- Release poster
- Directed by: Praveen Varma
- Written by: Praveen Varma
- Produced by: Sudheer Varma
- Starring: Naveen Chandra; Chandini Chowdary; Ajay; Praveen; Rakendu Mouli;
- Cinematography: Divakar Mani
- Edited by: M. S. Rajashekhar Reddy (S. R. Shekhar)
- Music by: Sunny M. R.
- Production company: SAS Pictures
- Distributed by: Aha
- Release date: 22 January 2021;
- Running time: 83 minutes
- Country: India
- Language: Telugu

= Super Over (film) =

2021 film directed by Praveen Varma

Super Over is a 2021 Indian Telugu-language crime thriller film written and directed by Praveen Varma. It is produced by Sudheer Varma through SAS Pictures production company. The film stars Naveen Chandra, Chandini Chowdary, Ajay, Praveen, and Rakendu Mouli. Music of the film was composed by Sunny M.R. Super Over premiered on 22 January 2021 on Aha.

== Plot ==
Kaasi (Naveen Chandra), Madhu (Chandini Chowdary) and Vasu (Rakendu Mouli) are childhood friends. Kaasi plans to go abroad but is cheated by travel consultant. The debt for his abroad plans, for which he put his house as collateral, have to be repaid. To earn money, Kaasi starts bets on cricket matches and he wins ₹1.7 crores. The following drama revolves around whether he collects his winnings and the consequences faced with his two friends.

== Production ==
Principal photography of the film began in late 2019 but was delayed due to COVID-19 pandemic.
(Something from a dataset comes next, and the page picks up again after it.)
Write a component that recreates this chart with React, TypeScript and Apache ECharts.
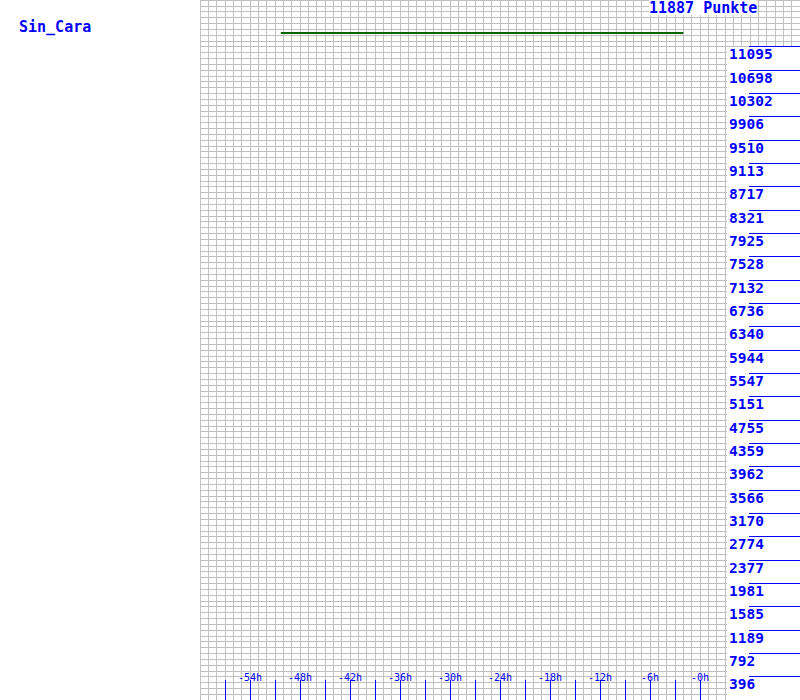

Director Praveen Varma died in a road accident in October 2020, after which producer Sudheer Varma managed the post-production.

== Reception ==
Sangeetha Devi writing for The Hindu stated: "Super Over doesn’t tap its potential of being an edge-of-the-seat thriller but is a reasonably packaged thriller." Sakshi critic Rentala Jayadeva appreciated the screenplay and direction for its novelty, in addition to the performances. Bhavenesh Chander of The New Indian Express felt that the narration tended to slow down as the film progressed. Reviewing the climax, Chander wrote, "Super overs are meant to yield a final result. However, Super Over ends with a cliff-hanger. The penultimate ball is also not fulfilling."

Film Companion's Vishal Menon opined, "Look past a long initial stretch of amateur writing and you get a nighttime thriller that’s surprisingly engaging."